Следующие три дня нашего путешествия были достаточно тяжёлыми с точки зрения трудной и изнурительной дороги, идущей через горы. Воды ручьёв и речек, вследствие тающих снегов поднялись, многократно сдерживая передвижение после многих усилий взобрались мы наконец на перевал Дабыстен-даба, где проводник привязал на овоо свои благодарственные лоскуты.
Постепенно горы уменьшались, тракт становился всё шире и удобнее, ведя нас в Кобдо.
XII. В СТОЛИЦЕ КОБДОССКОГО ОКРУГА
Город Кобдо был резиденцией китайского амбаня (наместника) округа Кобдо и Урянхайского края.
Возникновение этого города и, собственно, крепости датируется временами войн с Ганданом, и монгольская хроника Ердени-ин-ерихе пишет, что произошло это в восьмом году правления китайского императора Юн-чена (1731 г.).
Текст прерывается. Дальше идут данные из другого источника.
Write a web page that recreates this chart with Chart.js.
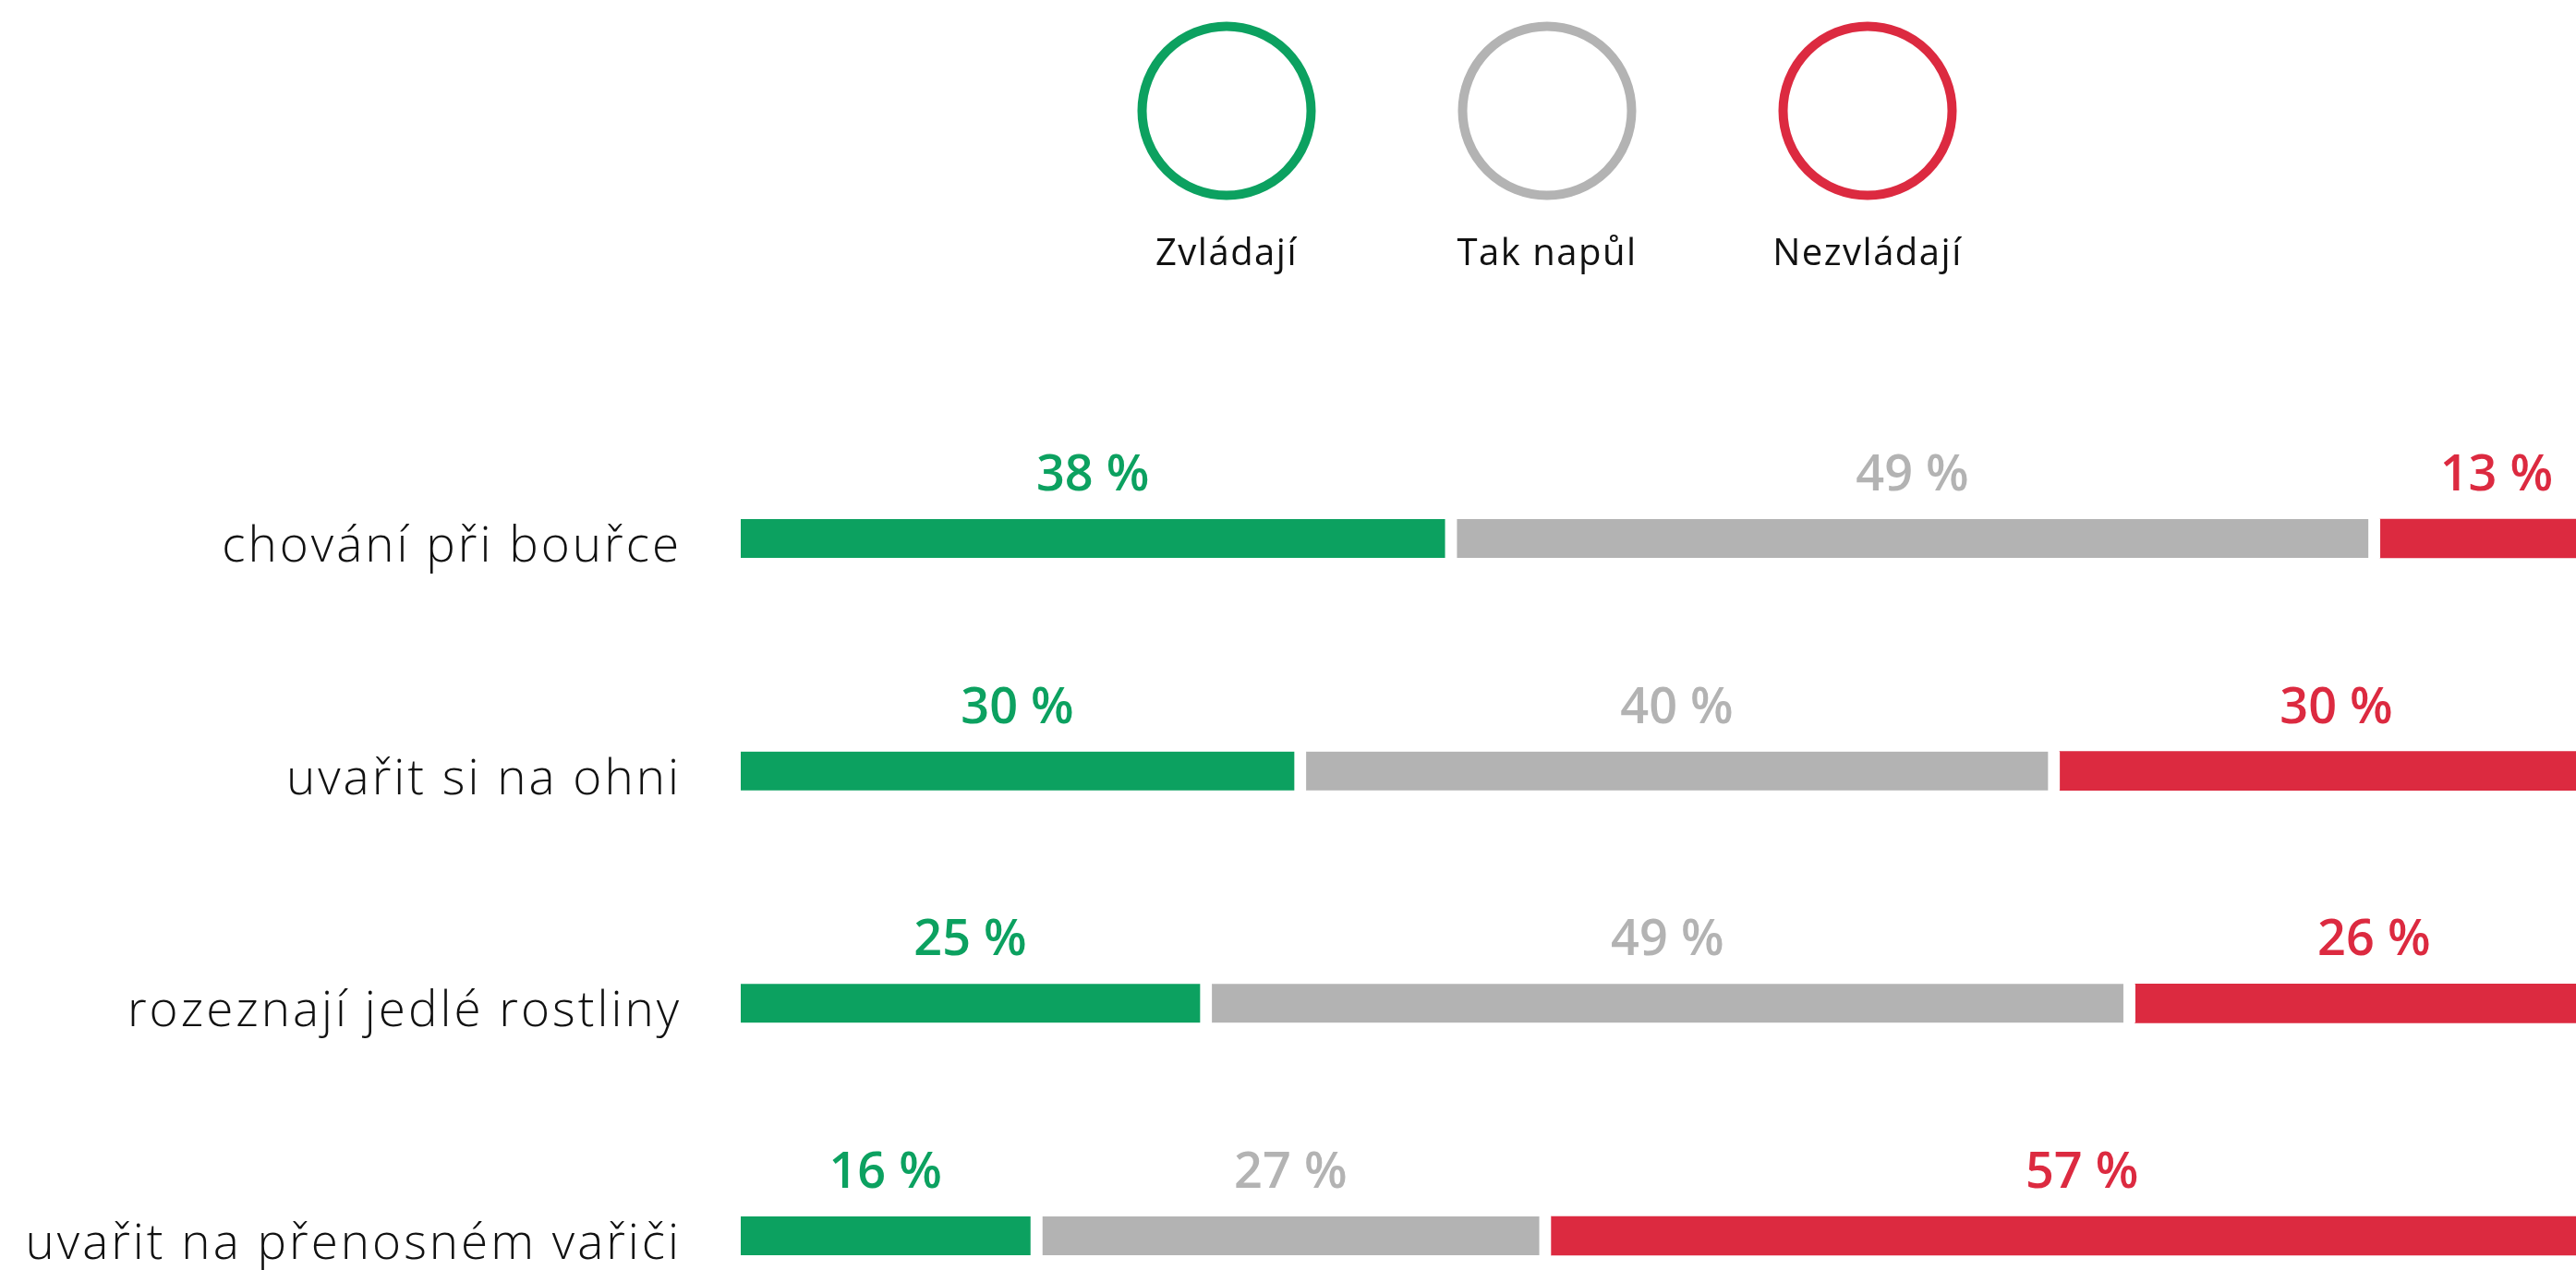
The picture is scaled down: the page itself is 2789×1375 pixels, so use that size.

В построенной тогда на правом берегу реки Кобдо крепости поселился китайский гарнизон: начальником его стал дзян-дзюн (генерал), наделённый титулом «распространяющий величие». Генералы-резиденты в Кобдо, подчиняясь власти Улясутайского дзян-дзюня, были членами его Совета, поэтому также носили китайский титул — хэбэй амбань.
В 1735 году крепость Кобдо перенесли на реку Баянту, а на правом берегу реки Кобдо достаточный кусок земли был предназначен под возделывание хлебных зерновых, для чего использовались 400 семей монголов-халхасов и 100 китайцев, призванных на военную службу. Почти одновременно, в небольшом отдалении от крепости, начал образовываться торговый город (маймачен).